> [AVAILABLE DATA]:

--- Start ---

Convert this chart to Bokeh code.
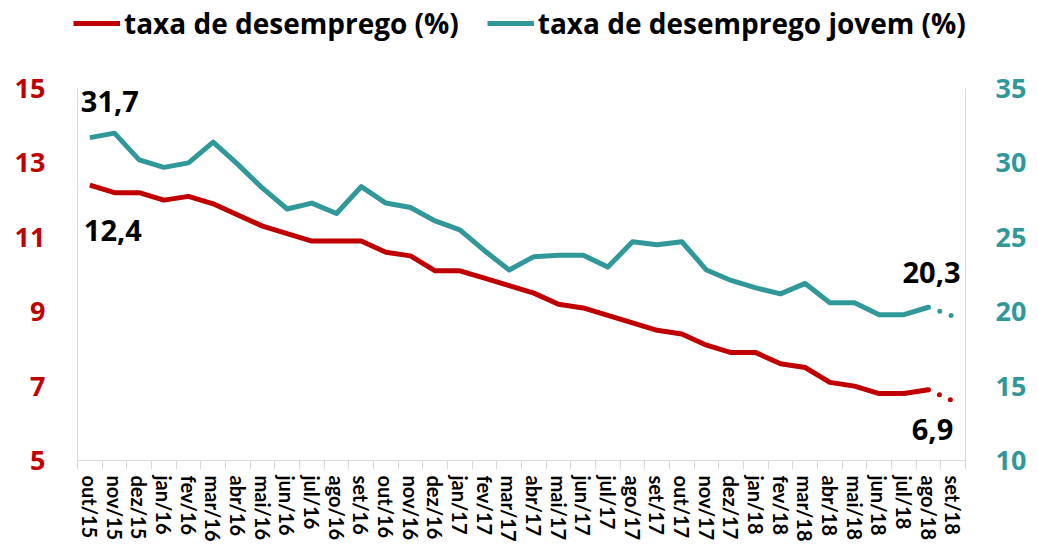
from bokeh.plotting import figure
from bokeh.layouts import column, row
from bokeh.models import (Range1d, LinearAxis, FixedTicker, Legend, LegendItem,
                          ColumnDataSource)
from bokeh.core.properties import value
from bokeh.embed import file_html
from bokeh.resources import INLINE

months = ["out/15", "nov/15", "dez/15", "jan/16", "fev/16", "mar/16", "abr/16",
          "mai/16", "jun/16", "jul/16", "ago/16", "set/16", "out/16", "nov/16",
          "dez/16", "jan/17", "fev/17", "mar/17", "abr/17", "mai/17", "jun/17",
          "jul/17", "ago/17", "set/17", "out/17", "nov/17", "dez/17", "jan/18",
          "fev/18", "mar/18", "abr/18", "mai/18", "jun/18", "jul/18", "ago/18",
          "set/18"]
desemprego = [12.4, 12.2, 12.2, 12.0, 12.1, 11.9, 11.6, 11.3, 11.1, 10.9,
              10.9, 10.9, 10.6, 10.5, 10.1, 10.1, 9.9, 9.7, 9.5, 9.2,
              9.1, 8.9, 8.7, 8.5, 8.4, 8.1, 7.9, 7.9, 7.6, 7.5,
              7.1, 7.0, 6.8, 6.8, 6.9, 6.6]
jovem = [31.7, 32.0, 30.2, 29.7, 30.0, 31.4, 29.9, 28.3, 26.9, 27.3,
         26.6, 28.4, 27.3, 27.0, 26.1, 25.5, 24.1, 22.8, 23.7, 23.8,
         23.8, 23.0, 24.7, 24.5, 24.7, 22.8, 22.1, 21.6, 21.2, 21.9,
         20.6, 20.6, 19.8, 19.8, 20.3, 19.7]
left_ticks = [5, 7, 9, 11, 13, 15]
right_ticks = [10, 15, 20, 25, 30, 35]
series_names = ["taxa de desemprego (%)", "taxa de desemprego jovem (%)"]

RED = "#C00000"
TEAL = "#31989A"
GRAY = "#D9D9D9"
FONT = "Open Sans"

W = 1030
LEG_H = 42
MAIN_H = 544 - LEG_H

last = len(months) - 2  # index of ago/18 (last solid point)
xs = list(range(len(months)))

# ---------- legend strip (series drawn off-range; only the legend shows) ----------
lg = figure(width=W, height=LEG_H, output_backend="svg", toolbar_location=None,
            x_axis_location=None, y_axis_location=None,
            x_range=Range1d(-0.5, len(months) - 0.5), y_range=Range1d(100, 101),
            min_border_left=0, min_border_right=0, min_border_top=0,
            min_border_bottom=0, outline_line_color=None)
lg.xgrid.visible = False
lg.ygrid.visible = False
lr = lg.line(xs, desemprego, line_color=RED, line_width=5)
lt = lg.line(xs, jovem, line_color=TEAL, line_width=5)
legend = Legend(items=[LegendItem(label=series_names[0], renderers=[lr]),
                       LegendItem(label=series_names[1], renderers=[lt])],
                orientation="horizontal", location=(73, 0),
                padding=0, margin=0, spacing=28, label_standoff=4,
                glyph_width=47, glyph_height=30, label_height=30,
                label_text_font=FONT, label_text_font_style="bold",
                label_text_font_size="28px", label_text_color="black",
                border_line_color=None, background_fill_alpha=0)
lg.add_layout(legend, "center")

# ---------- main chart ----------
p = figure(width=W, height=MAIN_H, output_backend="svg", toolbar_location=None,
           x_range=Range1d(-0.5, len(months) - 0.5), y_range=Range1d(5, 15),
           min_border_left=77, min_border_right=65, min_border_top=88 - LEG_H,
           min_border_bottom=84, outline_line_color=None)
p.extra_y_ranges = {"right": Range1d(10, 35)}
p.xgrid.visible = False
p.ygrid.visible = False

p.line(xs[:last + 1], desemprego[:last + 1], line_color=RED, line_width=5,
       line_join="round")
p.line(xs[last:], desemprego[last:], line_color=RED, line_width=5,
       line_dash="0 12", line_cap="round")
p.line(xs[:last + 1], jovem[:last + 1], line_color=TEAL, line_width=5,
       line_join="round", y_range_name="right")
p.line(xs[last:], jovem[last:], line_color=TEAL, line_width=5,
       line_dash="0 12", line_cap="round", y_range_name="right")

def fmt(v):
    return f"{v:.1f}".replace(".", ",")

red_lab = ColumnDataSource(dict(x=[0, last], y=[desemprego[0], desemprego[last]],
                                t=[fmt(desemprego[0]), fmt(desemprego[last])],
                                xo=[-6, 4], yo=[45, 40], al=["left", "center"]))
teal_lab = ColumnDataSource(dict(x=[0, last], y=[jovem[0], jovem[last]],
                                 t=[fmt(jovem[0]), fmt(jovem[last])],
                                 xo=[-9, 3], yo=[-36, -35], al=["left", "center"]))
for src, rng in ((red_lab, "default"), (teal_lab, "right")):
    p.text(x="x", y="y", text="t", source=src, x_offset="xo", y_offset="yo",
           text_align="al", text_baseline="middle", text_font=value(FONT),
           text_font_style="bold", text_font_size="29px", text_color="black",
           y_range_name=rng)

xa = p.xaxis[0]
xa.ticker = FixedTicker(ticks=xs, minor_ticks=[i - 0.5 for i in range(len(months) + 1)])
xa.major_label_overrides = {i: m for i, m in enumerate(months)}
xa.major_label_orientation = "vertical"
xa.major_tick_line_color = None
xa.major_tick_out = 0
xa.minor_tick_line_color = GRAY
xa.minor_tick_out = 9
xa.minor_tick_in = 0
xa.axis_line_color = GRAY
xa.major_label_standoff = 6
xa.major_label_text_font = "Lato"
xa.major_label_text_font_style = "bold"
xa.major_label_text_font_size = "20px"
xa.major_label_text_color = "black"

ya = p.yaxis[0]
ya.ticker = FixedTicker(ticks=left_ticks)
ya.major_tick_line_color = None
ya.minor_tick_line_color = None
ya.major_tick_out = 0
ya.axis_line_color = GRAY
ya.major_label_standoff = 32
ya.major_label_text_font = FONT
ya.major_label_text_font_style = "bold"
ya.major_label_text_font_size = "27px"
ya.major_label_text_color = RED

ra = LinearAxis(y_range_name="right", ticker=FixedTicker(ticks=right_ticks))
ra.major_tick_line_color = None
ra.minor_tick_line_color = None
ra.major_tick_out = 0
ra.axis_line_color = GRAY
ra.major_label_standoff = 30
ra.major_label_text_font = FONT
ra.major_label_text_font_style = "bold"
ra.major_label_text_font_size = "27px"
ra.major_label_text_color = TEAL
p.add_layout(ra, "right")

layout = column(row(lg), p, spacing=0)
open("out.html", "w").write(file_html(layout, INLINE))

--- End ---

> [EXERCISE]: Your task is to return the lines above, from the first one up to and including the line containing "xs = list(range(len(months)))", minus any pictures.

> [OUTPUT OF THE TASK]:
Convert this chart to Bokeh code.
from bokeh.plotting import figure
from bokeh.layouts import column, row
from bokeh.models import (Range1d, LinearAxis, FixedTicker, Legend, LegendItem,
                          ColumnDataSource)
from bokeh.core.properties import value
from bokeh.embed import file_html
from bokeh.resources import INLINE

months = ["out/15", "nov/15", "dez/15", "jan/16", "fev/16", "mar/16", "abr/16",
          "mai/16", "jun/16", "jul/16", "ago/16", "set/16", "out/16", "nov/16",
          "dez/16", "jan/17", "fev/17", "mar/17", "abr/17", "mai/17", "jun/17",
          "jul/17", "ago/17", "set/17", "out/17", "nov/17", "dez/17", "jan/18",
          "fev/18", "mar/18", "abr/18", "mai/18", "jun/18", "jul/18", "ago/18",
          "set/18"]
desemprego = [12.4, 12.2, 12.2, 12.0, 12.1, 11.9, 11.6, 11.3, 11.1, 10.9,
              10.9, 10.9, 10.6, 10.5, 10.1, 10.1, 9.9, 9.7, 9.5, 9.2,
              9.1, 8.9, 8.7, 8.5, 8.4, 8.1, 7.9, 7.9, 7.6, 7.5,
              7.1, 7.0, 6.8, 6.8, 6.9, 6.6]
jovem = [31.7, 32.0, 30.2, 29.7, 30.0, 31.4, 29.9, 28.3, 26.9, 27.3,
         26.6, 28.4, 27.3, 27.0, 26.1, 25.5, 24.1, 22.8, 23.7, 23.8,
         23.8, 23.0, 24.7, 24.5, 24.7, 22.8, 22.1, 21.6, 21.2, 21.9,
         20.6, 20.6, 19.8, 19.8, 20.3, 19.7]
left_ticks = [5, 7, 9, 11, 13, 15]
right_ticks = [10, 15, 20, 25, 30, 35]
series_names = ["taxa de desemprego (%)", "taxa de desemprego jovem (%)"]

RED = "#C00000"
TEAL = "#31989A"
GRAY = "#D9D9D9"
FONT = "Open Sans"

W = 1030
LEG_H = 42
MAIN_H = 544 - LEG_H

last = len(months) - 2  # index of ago/18 (last solid point)
xs = list(range(len(months)))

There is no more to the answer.